Other tests revealed that lean minced beef supplied to the council showed evidence of lamb and pork DNA.
The council said it immediately ensured both items were removed from all school menus and had instructed its contractor to temporarily cease supplying meat until the issue was resolved.
Westminster City Council said they were "concerned" about the discovery
In the meantime, the council said it had asked its contractor to no longer use its Halal meat supplier.
The problem came to light after the authority decided to carry out its own proactive tests on food contamination in the wake of the horse meat scandal.
The council said officers took seven samples in total from three schools in the week beginning February 25, adding that the tests "were carried out on our own initiative and not carried out as the result of any specific concerns about school food standards".
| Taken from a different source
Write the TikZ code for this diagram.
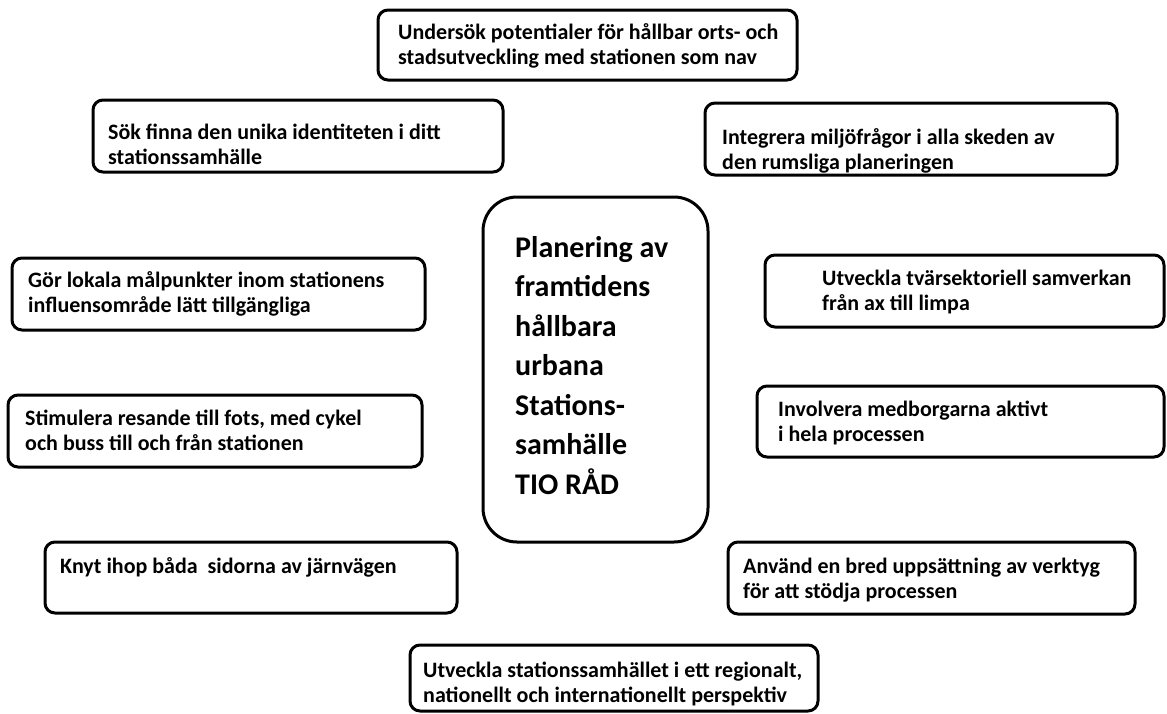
\documentclass[tikz,border=0pt]{standalone}
\usepackage{fontspec}
\setmainfont{Carlito}
\usetikzlibrary{positioning}
\tikzset{rad/.style={draw,line width=3pt,rounded corners=10pt},
  hub/.style={draw,line width=3pt,rounded corners=34pt},
  radtxt/.style={anchor=base west,align=left,inner sep=0pt,
    font=\bfseries\fontsize{22}{24.5}\selectfont},
  hubtxt/.style={anchor=base west,align=left,inner sep=0pt,
    font=\bfseries\fontsize{30}{39.5}\selectfont}}

\begin{document}
\begin{tikzpicture}[x=1pt,y=-1pt]
\useasboundingbox (0,0) rectangle (1167,713);
% the ten boxes round the hub
\foreach \x/\y/\X/\Y in {378/10/797/80,93/100/503/172,705/103/1117/175,
  12/258/425/330,765/255/1164/327,8/395/422/467,757/386/1164/457,
  45/542/457/613,728/542/1135/614,410/645/818/711}{
 \draw[rad] (\x,\y) rectangle (\X,\Y);}
\draw[hub] (483,197) rectangle (708,542);

% text nodes sit on the baseline of their last line
\node[hubtxt] (hub) at (515,494) {Planering av\\framtidens\\hållbara\\urbana\\Stations-\\samhälle\\TIO RÅD};

\node[radtxt] (undersok) at (398,64) {Undersök potentialer för hållbar orts- och\\stadsutveckling med stationen som nav};
\node[radtxt] (identitet) at (108,164) {Sök finna den unika identiteten i ditt\\stationssamhälle};
\node[radtxt] (miljo) at (722,169) {Integrera miljöfrågor i alla skeden av\\den rumsliga planeringen};
\node[radtxt] (malpunkt) at (28,312) {Gör lokala målpunkter inom stationens\\influensområde lätt tillgängliga};
\node[radtxt] (samverkan) at (822,310) {Utveckla tvärsektoriell samverkan\\från ax till limpa};
\node[radtxt] (resande) at (25,450) {Stimulera resande till fots, med cykel\\och buss till och från stationen};
\node[radtxt] (medborg) at (778,441) {Involvera medborgarna aktivt\\i hela processen};
\node[radtxt] (jarnvag) at (60,573) {Knyt ihop båda\ \ sidorna av järnvägen};
\node[radtxt] (verktyg) at (743,598) {Använd en bred uppsättning av verktyg\\för att stödja processen};
\node[radtxt] (region) at (423,702) {Utveckla stationssamhället i ett regionalt,\\nationellt och internationellt perspektiv};
\end{tikzpicture}
\end{document}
The testing, which involved analysis for the presence of DNA from beef, lamb, pork, chicken, turkey, goat and horse, all proved negative for horse DNA.
However, a preliminary report received on Friday suggested pig DNA could be present in the Halal chicken sausages range. The result was found in one sample taken at a Westminster primary school.
A further round of tests today confirmed the preliminary findings.
The Halal sausages were a menu choice in 15 primary schools, two nurseries, one special school and one pupil referral unit, all of which took Halal-only meat. The lean minced beef was used in 18 schools.
The authority said it had launched its own investigation to establish how the contamination arose.
Westminster City Council's tri-borough director of children's services Andrew Christie said: "We are very concerned by the discovery that a contractor has fallen short of the high standards we demand. We also understand and regret the upset that may have been caused to parents and children alike. We are contacting schools, parents and faith group leaders and are offering to meet them to discuss their concerns.
"Westminster City Council took prompt action when this issue came to light and immediately ensured this product stopped being served in the schools in question. We have asked our contractor Chartwells to no longer use the meat supplier involved.
"The discovery of pork in these sausages came about because of extra tests Westminster City Council decided to carry out. The results were all the more shocking given the assurances about the food we receive from our suppliers. I can assure parents we will keep testing our school meals."
The council said it alerted the Food Standards Agency on March 11 in accordance with the usual protocols for incidents of this kind.